A focus on quality and improvement

We are working with key bodies in the sector to try to establish a shared view of ‘what good looks like.’ To our delight many agree that Making It Real does that job well.

It does this because it was co-produced WITH people who have made sure the things most important to them are the focus and described in a way that they can relate to.

The I statements in Making it Real describe what it means to get good care and support, and moreover, a good life.

Quality assurance and continuous improvement can become very technical and bureaucratic processes. At their heart, however should be a focus on what other sectors might describe as ‘customer satisfaction’. Within these other sectors lots of effort goes into seeking customer insight to understand what needs to happen or change to improve levels of satisfaction.

What better way to get those insights other than to co-produce improvements and changes with people to raise the level of quality standards? To listen to their experiences and to hear about what is getting in the way of having good experiences of services, systems, processes, care and support.

What better way to get those insights other than to co-produce improvements and changes with people to raise the level of quality standards?

Getting better at co-production

Sam and I have recently witnessed people getting better at co-production first hand. We’ve seen how brave those workers have needed to be to start talking to people then move through to talking with them.

We have been delighted to offer our experience, expertise and resources to guide and inform their work, sometimes acting as coaches to help them work through to their own conclusions about how they need to change their practice to make co-production work for them. Watching challenging conversations with people turn into productive working relationships that deliver tangible improvements feels very rewarding.

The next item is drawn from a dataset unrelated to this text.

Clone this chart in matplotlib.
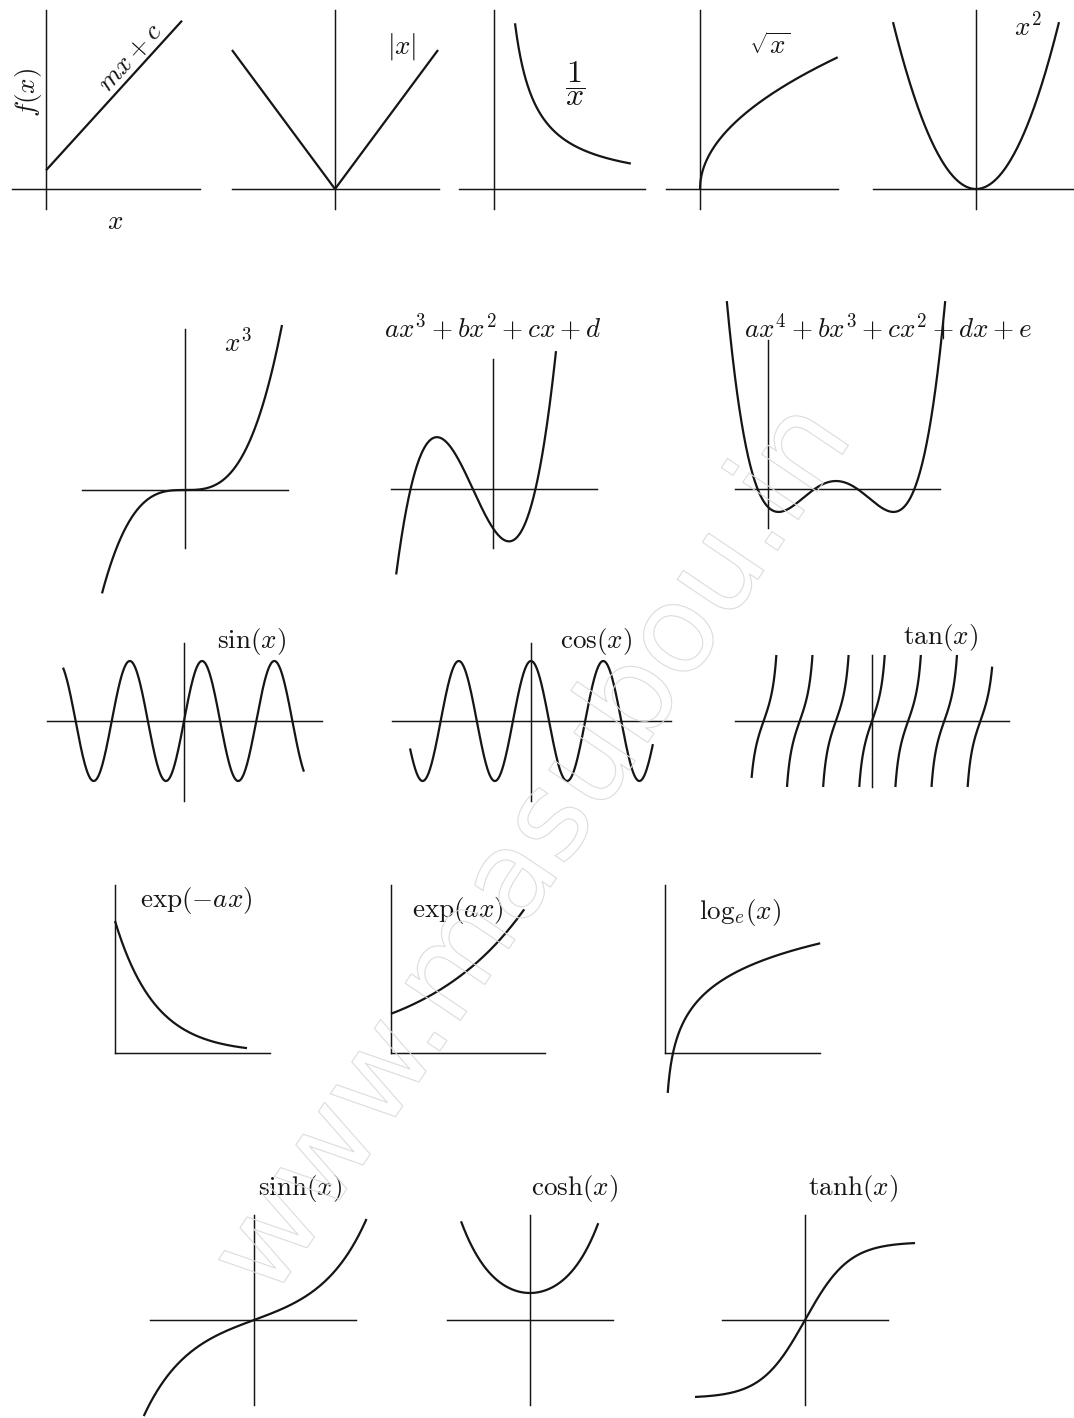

It gives us hope that this practice can spread much more in care and health, improving the lives and the experiences of many more people, and making workers feel like it’s been rewarding to be a public servant doing exactly what the job says on the tin – serving the public.

Find out more about the National Co-production Advisory Group

Comments

Posted on by Sally Percival

Excellent blog Sam. Why wouldn’t you want to coproduce? You would have to be rather silly not to!!

Posted on by Liz George

CO-PRODUCTION: "It’s a long-term relationship" we need to slow down, make time to establish relationships and truly value those relationships.